# [Aim]
All the data must come back unchanged, except that pictures are left out.
━━━ Material provided ━━━
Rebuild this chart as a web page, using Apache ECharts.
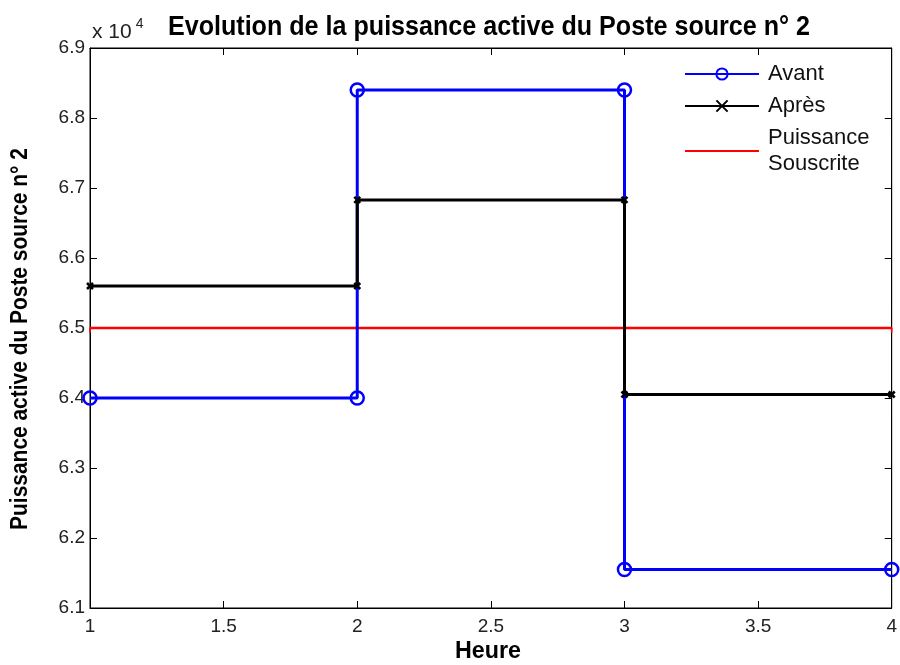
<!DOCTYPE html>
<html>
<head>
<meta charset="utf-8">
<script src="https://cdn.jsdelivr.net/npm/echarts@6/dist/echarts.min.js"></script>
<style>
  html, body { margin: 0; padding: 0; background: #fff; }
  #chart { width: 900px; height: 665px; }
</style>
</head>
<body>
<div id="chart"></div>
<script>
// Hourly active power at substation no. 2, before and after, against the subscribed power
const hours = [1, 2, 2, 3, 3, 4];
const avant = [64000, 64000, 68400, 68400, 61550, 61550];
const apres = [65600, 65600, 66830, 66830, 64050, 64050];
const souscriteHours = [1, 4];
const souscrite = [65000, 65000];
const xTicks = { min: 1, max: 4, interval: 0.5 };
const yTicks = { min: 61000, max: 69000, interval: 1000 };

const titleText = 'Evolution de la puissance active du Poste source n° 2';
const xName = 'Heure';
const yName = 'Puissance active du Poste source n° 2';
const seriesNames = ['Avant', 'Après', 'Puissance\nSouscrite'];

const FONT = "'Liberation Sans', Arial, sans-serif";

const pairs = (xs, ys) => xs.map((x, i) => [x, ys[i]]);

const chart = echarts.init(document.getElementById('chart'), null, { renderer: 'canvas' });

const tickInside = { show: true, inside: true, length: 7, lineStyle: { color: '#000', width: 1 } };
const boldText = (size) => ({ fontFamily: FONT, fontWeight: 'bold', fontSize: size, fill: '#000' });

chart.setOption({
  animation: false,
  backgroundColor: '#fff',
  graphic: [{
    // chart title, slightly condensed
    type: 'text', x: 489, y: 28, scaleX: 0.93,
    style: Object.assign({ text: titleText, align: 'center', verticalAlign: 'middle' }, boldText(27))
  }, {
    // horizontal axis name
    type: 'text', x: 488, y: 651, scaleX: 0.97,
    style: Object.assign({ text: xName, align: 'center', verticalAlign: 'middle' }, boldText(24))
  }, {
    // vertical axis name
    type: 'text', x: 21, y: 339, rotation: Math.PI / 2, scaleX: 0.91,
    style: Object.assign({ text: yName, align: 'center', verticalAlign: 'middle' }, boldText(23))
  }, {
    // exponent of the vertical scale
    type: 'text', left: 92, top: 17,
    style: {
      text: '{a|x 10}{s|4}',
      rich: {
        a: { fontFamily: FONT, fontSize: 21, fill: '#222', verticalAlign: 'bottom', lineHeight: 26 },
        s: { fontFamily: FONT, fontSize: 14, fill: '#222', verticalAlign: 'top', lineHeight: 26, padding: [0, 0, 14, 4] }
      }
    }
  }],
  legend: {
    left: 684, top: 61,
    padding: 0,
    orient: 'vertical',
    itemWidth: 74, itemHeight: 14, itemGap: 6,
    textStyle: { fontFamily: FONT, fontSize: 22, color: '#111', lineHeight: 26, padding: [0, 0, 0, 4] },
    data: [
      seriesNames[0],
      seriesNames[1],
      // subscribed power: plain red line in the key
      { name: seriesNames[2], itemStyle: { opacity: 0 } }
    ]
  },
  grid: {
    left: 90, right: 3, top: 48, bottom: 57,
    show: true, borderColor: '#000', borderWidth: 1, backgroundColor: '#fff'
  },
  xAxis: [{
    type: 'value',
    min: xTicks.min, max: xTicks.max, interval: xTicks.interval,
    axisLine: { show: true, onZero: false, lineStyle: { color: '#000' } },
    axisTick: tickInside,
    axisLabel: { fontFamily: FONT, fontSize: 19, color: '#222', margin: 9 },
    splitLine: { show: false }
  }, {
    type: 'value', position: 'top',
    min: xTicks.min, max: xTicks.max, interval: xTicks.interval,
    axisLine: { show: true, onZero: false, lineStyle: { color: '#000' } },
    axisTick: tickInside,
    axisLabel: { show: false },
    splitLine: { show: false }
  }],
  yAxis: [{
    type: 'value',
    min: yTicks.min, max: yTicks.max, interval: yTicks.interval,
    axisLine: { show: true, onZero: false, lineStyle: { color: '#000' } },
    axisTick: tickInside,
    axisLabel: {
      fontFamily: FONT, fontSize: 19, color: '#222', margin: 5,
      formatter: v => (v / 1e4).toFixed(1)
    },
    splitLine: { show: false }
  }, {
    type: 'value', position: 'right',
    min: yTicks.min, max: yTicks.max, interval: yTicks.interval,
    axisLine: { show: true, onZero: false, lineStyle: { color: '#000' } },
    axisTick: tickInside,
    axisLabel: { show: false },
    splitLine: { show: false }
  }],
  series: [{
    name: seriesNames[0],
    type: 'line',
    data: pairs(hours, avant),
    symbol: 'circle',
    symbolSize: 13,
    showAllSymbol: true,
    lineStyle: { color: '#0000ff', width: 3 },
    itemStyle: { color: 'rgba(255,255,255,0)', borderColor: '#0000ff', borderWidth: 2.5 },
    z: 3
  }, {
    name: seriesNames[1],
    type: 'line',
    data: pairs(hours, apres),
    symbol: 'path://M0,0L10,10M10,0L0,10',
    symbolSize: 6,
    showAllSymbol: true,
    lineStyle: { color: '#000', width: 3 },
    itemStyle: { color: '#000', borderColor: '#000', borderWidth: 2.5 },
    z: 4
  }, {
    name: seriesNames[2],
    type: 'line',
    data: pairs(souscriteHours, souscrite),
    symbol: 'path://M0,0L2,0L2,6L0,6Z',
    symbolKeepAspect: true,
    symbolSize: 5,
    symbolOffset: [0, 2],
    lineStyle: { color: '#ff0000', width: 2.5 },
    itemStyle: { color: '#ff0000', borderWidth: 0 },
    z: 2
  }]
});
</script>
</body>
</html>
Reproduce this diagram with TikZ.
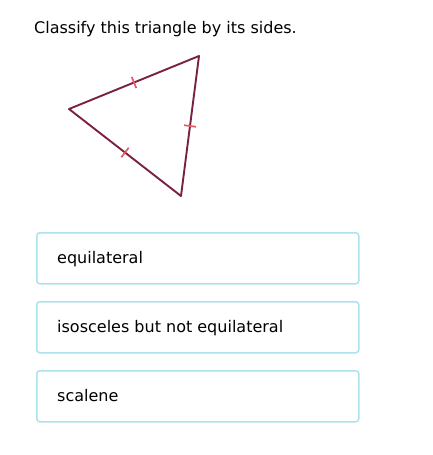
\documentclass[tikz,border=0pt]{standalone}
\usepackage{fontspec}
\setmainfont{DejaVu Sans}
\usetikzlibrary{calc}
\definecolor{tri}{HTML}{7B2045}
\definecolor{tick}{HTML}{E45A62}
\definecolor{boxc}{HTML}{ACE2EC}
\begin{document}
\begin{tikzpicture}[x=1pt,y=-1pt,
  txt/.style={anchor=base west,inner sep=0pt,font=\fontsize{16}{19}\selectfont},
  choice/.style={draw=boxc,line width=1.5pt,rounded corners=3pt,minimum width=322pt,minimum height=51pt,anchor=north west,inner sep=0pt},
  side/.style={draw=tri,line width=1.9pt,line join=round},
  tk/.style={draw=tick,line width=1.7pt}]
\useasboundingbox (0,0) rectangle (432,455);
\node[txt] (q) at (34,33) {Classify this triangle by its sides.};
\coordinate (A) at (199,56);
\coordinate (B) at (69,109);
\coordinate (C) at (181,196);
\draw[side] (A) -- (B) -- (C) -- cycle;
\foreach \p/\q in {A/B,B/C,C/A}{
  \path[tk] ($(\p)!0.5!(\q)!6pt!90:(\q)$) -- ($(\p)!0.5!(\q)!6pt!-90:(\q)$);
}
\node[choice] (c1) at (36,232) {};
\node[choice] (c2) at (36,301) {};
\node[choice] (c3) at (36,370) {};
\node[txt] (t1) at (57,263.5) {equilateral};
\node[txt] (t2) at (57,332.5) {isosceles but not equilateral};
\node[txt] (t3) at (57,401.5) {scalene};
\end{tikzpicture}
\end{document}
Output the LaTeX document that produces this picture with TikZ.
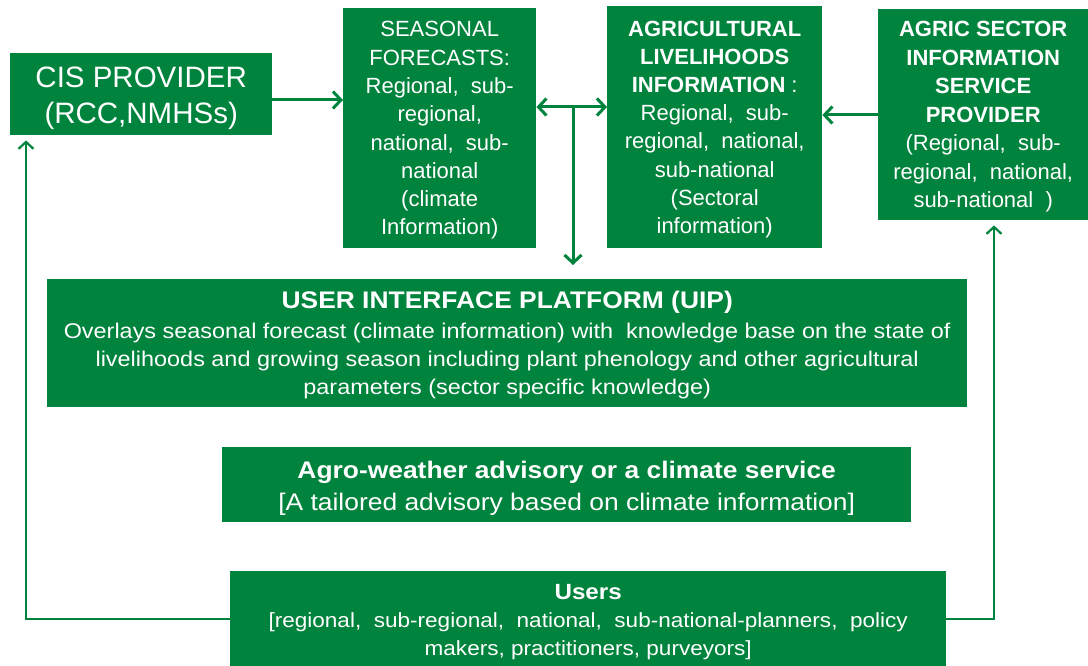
━━━
# [Answer to this task]
Rebuild this chart as a web page, using Apache ECharts.
<!DOCTYPE html>
<html>
<head>
<meta charset="utf-8">
<script src="https://cdn.jsdelivr.net/npm/echarts@6/dist/echarts.min.js"></script>
<style>
  html, body { margin: 0; padding: 0; background: #fff; }
  #chart { width: 900px; height: 665px; }
</style>
</head>
<body>
<div id="chart"></div>
<script>
// Hourly active power at substation no. 2, before and after, against the subscribed power
const hours = [1, 2, 2, 3, 3, 4];
const avant = [64000, 64000, 68400, 68400, 61550, 61550];
const apres = [65600, 65600, 66830, 66830, 64050, 64050];
const souscriteHours = [1, 4];
const souscrite = [65000, 65000];
const xTicks = { min: 1, max: 4, interval: 0.5 };
const yTicks = { min: 61000, max: 69000, interval: 1000 };

const titleText = 'Evolution de la puissance active du Poste source n° 2';
const xName = 'Heure';
const yName = 'Puissance active du Poste source n° 2';
const seriesNames = ['Avant', 'Après', 'Puissance\nSouscrite'];

const FONT = "'Liberation Sans', Arial, sans-serif";

const pairs = (xs, ys) => xs.map((x, i) => [x, ys[i]]);

const chart = echarts.init(document.getElementById('chart'), null, { renderer: 'canvas' });

const tickInside = { show: true, inside: true, length: 7, lineStyle: { color: '#000', width: 1 } };
const boldText = (size) => ({ fontFamily: FONT, fontWeight: 'bold', fontSize: size, fill: '#000' });

chart.setOption({
  animation: false,
  backgroundColor: '#fff',
  graphic: [{
    // chart title, slightly condensed
    type: 'text', x: 489, y: 28, scaleX: 0.93,
    style: Object.assign({ text: titleText, align: 'center', verticalAlign: 'middle' }, boldText(27))
  }, {
    // horizontal axis name
    type: 'text', x: 488, y: 651, scaleX: 0.97,
    style: Object.assign({ text: xName, align: 'center', verticalAlign: 'middle' }, boldText(24))
  }, {
    // vertical axis name
    type: 'text', x: 21, y: 339, rotation: Math.PI / 2, scaleX: 0.91,
    style: Object.assign({ text: yName, align: 'center', verticalAlign: 'middle' }, boldText(23))
  }, {
    // exponent of the vertical scale
    type: 'text', left: 92, top: 17,
    style: {
      text: '{a|x 10}{s|4}',
      rich: {
        a: { fontFamily: FONT, fontSize: 21, fill: '#222', verticalAlign: 'bottom', lineHeight: 26 },
        s: { fontFamily: FONT, fontSize: 14, fill: '#222', verticalAlign: 'top', lineHeight: 26, padding: [0, 0, 14, 4] }
      }
    }
  }],
  legend: {
    left: 684, top: 61,
    padding: 0,
    orient: 'vertical',
    itemWidth: 74, itemHeight: 14, itemGap: 6,
    textStyle: { fontFamily: FONT, fontSize: 22, color: '#111', lineHeight: 26, padding: [0, 0, 0, 4] },
    data: [
      seriesNames[0],
      seriesNames[1],
      // subscribed power: plain red line in the key
      { name: seriesNames[2], itemStyle: { opacity: 0 } }
    ]
  },
  grid: {
    left: 90, right: 3, top: 48, bottom: 57,
    show: true, borderColor: '#000', borderWidth: 1, backgroundColor: '#fff'
  },
  xAxis: [{
    type: 'value',
    min: xTicks.min, max: xTicks.max, interval: xTicks.interval,
    axisLine: { show: true, onZero: false, lineStyle: { color: '#000' } },
    axisTick: tickInside,
    axisLabel: { fontFamily: FONT, fontSize: 19, color: '#222', margin: 9 },
    splitLine: { show: false }
  }, {
    type: 'value', position: 'top',
    min: xTicks.min, max: xTicks.max, interval: xTicks.interval,
    axisLine: { show: true, onZero: false, lineStyle: { color: '#000' } },
    axisTick: tickInside,
    axisLabel: { show: false },
    splitLine: { show: false }
  }],
  yAxis: [{
    type: 'value',
    min: yTicks.min, max: yTicks.max, interval: yTicks.interval,
    axisLine: { show: true, onZero: false, lineStyle: { color: '#000' } },
    axisTick: tickInside,
    axisLabel: {
      fontFamily: FONT, fontSize: 19, color: '#222', margin: 5,
      formatter: v => (v / 1e4).toFixed(1)
    },
    splitLine: { show: false }
  }, {
    type: 'value', position: 'right',
    min: yTicks.min, max: yTicks.max, interval: yTicks.interval,
    axisLine: { show: true, onZero: false, lineStyle: { color: '#000' } },
    axisTick: tickInside,
    axisLabel: { show: false },
    splitLine: { show: false }
  }],
  series: [{
    name: seriesNames[0],
    type: 'line',
    data: pairs(hours, avant),
    symbol: 'circle',
    symbolSize: 13,
    showAllSymbol: true,
    lineStyle: { color: '#0000ff', width: 3 },
    itemStyle: { color: 'rgba(255,255,255,0)', borderColor: '#0000ff', borderWidth: 2.5 },
    z: 3
  }, {
    name: seriesNames[1],
    type: 'line',
    data: pairs(hours, apres),
    symbol: 'path://M0,0L10,10M10,0L0,10',
    symbolSize: 6,
    showAllSymbol: true,
    lineStyle: { color: '#000', width: 3 },
    itemStyle: { color: '#000', borderColor: '#000', borderWidth: 2.5 },
    z: 4
  }, {
    name: seriesNames[2],
    type: 'line',
    data: pairs(souscriteHours, souscrite),
    symbol: 'path://M0,0L2,0L2,6L0,6Z',
    symbolKeepAspect: true,
    symbolSize: 5,
    symbolOffset: [0, 2],
    lineStyle: { color: '#ff0000', width: 2.5 },
    itemStyle: { color: '#ff0000', borderWidth: 0 },
    z: 2
  }]
});
</script>
</body>
</html>
Reproduce this diagram with TikZ.
\documentclass[tikz,border=0pt]{standalone}
\usepackage{fontspec}
\setmainfont{DejaVu Sans}
\usetikzlibrary{calc}
\definecolor{tri}{HTML}{7B2045}
\definecolor{tick}{HTML}{E45A62}
\definecolor{boxc}{HTML}{ACE2EC}
\begin{document}
\begin{tikzpicture}[x=1pt,y=-1pt,
  txt/.style={anchor=base west,inner sep=0pt,font=\fontsize{16}{19}\selectfont},
  choice/.style={draw=boxc,line width=1.5pt,rounded corners=3pt,minimum width=322pt,minimum height=51pt,anchor=north west,inner sep=0pt},
  side/.style={draw=tri,line width=1.9pt,line join=round},
  tk/.style={draw=tick,line width=1.7pt}]
\useasboundingbox (0,0) rectangle (432,455);
\node[txt] (q) at (34,33) {Classify this triangle by its sides.};
\coordinate (A) at (199,56);
\coordinate (B) at (69,109);
\coordinate (C) at (181,196);
\draw[side] (A) -- (B) -- (C) -- cycle;
\foreach \p/\q in {A/B,B/C,C/A}{
  \path[tk] ($(\p)!0.5!(\q)!6pt!90:(\q)$) -- ($(\p)!0.5!(\q)!6pt!-90:(\q)$);
}
\node[choice] (c1) at (36,232) {};
\node[choice] (c2) at (36,301) {};
\node[choice] (c3) at (36,370) {};
\node[txt] (t1) at (57,263.5) {equilateral};
\node[txt] (t2) at (57,332.5) {isosceles but not equilateral};
\node[txt] (t3) at (57,401.5) {scalene};
\end{tikzpicture}
\end{document}
Output the LaTeX document that produces this picture with TikZ.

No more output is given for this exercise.